Three years ago, the National Legal Aid & Defenders Association released a blistering critique of the manner by which 10 sample Michigan counties — including Oakland — provide legal counsel to those who are deemed unable to afford a defense attorney. Earlier this month, Gov. Rick Snyder took a step in the right direction by appointing a 14-member panel — four members of which are from Oakland County — to study the issue of indigent criminal defense and tasking that body with making recommendations to his office and the state Legislature by the summer of 2012. We hope that, in the nine months or so the group has to formulate recommendations for improvement, a series of proposals come forth that will redress some of the issues raised in the June 2008 report.
In a news release issued earlier this month, Snyder said that the quality of legal representation for those who can least afford it varies greatly across the state, thereby necessitating the panel — which includes Oakland County Circuit Court Judge Colleen O’Brien, a Rochester Hills resident; Sylvan Lake attorney Judith Gracey; and state Reps. Tom McMillin (R-Rochester Hills) and Ellen Lipton (D-Royal Oak), along with 10 others.

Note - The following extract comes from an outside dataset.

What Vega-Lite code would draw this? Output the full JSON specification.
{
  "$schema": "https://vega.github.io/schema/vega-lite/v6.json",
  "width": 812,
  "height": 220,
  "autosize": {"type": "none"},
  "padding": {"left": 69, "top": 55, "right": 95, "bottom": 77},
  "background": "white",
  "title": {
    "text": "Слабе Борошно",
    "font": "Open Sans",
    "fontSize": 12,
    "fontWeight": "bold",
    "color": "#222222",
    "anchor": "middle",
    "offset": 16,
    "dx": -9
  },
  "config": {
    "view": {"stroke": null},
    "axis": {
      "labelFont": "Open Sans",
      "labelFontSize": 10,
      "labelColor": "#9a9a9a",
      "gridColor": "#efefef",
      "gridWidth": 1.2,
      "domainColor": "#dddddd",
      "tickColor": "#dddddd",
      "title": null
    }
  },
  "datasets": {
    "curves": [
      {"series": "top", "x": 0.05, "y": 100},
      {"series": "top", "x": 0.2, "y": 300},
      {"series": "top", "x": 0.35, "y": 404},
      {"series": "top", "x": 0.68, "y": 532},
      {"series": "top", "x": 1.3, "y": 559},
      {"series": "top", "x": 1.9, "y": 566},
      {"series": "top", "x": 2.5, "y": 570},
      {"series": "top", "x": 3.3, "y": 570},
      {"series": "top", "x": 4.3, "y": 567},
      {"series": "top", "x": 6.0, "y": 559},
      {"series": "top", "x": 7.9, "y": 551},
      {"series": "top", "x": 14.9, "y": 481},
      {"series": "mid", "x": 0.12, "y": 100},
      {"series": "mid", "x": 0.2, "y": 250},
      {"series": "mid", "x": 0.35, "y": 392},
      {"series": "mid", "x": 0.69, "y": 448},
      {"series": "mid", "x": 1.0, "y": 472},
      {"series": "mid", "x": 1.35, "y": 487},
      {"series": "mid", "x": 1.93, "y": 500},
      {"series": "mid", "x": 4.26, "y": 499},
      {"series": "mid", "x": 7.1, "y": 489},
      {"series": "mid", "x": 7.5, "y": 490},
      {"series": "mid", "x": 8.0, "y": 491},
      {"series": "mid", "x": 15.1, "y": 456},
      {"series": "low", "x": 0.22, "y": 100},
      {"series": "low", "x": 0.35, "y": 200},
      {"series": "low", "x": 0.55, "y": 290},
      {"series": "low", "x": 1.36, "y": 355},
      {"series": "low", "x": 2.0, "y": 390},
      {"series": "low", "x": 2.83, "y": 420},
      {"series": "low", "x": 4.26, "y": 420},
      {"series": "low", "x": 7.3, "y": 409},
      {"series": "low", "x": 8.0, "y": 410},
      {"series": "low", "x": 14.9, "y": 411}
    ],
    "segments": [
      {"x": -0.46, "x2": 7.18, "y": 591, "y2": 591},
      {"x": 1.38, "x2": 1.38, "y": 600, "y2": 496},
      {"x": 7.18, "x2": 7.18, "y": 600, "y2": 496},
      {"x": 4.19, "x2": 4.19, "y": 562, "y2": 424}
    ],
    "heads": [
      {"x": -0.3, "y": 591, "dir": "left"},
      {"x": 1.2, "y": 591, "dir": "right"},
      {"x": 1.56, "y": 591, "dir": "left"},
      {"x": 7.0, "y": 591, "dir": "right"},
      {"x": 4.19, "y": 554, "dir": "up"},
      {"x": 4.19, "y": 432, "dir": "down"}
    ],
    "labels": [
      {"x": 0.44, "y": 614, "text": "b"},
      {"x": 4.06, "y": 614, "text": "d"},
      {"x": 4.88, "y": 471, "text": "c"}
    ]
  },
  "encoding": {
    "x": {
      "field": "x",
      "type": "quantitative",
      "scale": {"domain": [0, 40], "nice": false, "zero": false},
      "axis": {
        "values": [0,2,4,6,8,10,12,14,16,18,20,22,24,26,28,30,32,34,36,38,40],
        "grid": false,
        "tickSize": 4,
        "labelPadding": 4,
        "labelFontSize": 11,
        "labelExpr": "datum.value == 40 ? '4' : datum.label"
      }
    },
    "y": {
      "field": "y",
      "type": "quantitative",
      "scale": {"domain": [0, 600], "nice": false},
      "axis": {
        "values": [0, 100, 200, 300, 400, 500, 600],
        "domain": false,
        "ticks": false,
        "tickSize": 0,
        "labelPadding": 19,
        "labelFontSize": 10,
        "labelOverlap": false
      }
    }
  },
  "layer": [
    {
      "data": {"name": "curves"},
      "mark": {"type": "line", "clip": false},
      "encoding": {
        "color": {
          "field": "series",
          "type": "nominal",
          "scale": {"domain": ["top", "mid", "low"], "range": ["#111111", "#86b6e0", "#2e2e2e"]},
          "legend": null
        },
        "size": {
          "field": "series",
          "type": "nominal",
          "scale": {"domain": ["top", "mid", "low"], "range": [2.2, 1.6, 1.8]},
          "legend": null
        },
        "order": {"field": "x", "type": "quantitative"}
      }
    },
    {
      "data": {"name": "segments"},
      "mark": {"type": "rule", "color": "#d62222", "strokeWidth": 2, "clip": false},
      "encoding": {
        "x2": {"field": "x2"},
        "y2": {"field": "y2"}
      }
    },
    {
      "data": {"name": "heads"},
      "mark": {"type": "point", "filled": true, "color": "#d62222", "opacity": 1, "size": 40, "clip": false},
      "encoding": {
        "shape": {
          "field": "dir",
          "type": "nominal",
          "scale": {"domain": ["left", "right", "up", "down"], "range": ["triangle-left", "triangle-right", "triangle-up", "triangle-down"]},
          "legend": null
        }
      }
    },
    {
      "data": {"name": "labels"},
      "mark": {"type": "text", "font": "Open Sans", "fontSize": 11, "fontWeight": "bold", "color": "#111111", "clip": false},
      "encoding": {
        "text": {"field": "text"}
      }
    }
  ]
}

The members of the Indigent Defense Advisory Commission represent the legislative and legal fields, as well as members of the general public. The panel will make recommendations for delivering cost-effective and qualified legal representation during each stage of the legal proceedings to the governor’s office and the state Legislature by July 15, 2012, under Executive Order 2011-12, which also stipulates that the commission will be dissolved by Dec. 31, 2012.
The executive order, issued on Oct. 13, tasks the commission with making recommendations that meet the following criteria:
• Being fiscally responsible and cost-effective while taking into account the current economic condition of the state and local units of government;
• Being responsive to jurisdictional variances and local community needs;
• Ensuring that indigent defense is free from undue political interference and conflicts of interest;
• Ensuring that the right to legal counsel is delivered by effective legal representation at each critical stage of the proceedings in a manner that is consistent throughout the state; and
• Striving to ensure that government-funded criminal defense attorneys are sufficiently trained and supervised, appropriately qualified, and adequately compensated.
The panel consists of 10 gubernatorial appointees, and four appointees of the Republican leaders of both the state House and state Senate — one Democrat and one Republican from each chamber. None serving on the commission will receive compensation for their service, although necessary travel expenses to and from meetings will be reimbursed according to pertinent state rules and statutes.
When the National Legal Aid & Defenders Association report, “A Race to the Bottom: Speed and Savings Over Due Process: A Constitutional Crisis,” was released three years ago after a year-long study, many county and state officials in the legal system agreed with certain aspects of the report — including the poor pay for public defenders. Some county jurists disputed what they claimed was a misleading characterization of the oversight system in place for public defenders.
But putting that aside, there is little debate about the vacillating quality of the public defender system in the state. Three years ago, a slew of public officials and other members of the legal community agreed that improvements could be made to the system, one which is guaranteed under the Michigan and United States constitutions.
The variety of members on the new panel, as well as the diversity of the group’s geographic makeup (non-Oakland County members are from Hastings, Okemos, Kalamazoo, Brighton, Grosse Pointe Park, Dearborn, Portland, Chelsea, Fawn River, and Detroit), will offer a variety of perspectives on the situation as it currently stands, and will hopefully yield an equally diverse set of ways to address the discrepancies in effectuating a consistent and competent public defender system in Michigan.
Another positive aspect to the panel’s creation is that the members will serve unpaid, with the exception of a modest travel expenditure reimbursement — a small price to pay in difficult economic times for fresh ways of revamping the public defender system. In addition, the panel will be disbanded at the end of 2012, a move that will ensure a relatively speedy turn-around with proposals and that the body won’t languish in an already beefy state bureaucracy.
The Indigent Defense Advisory Commission, we hope, will put forward honest — and fiscally realistic — ways to improve the public defender system in Michigan.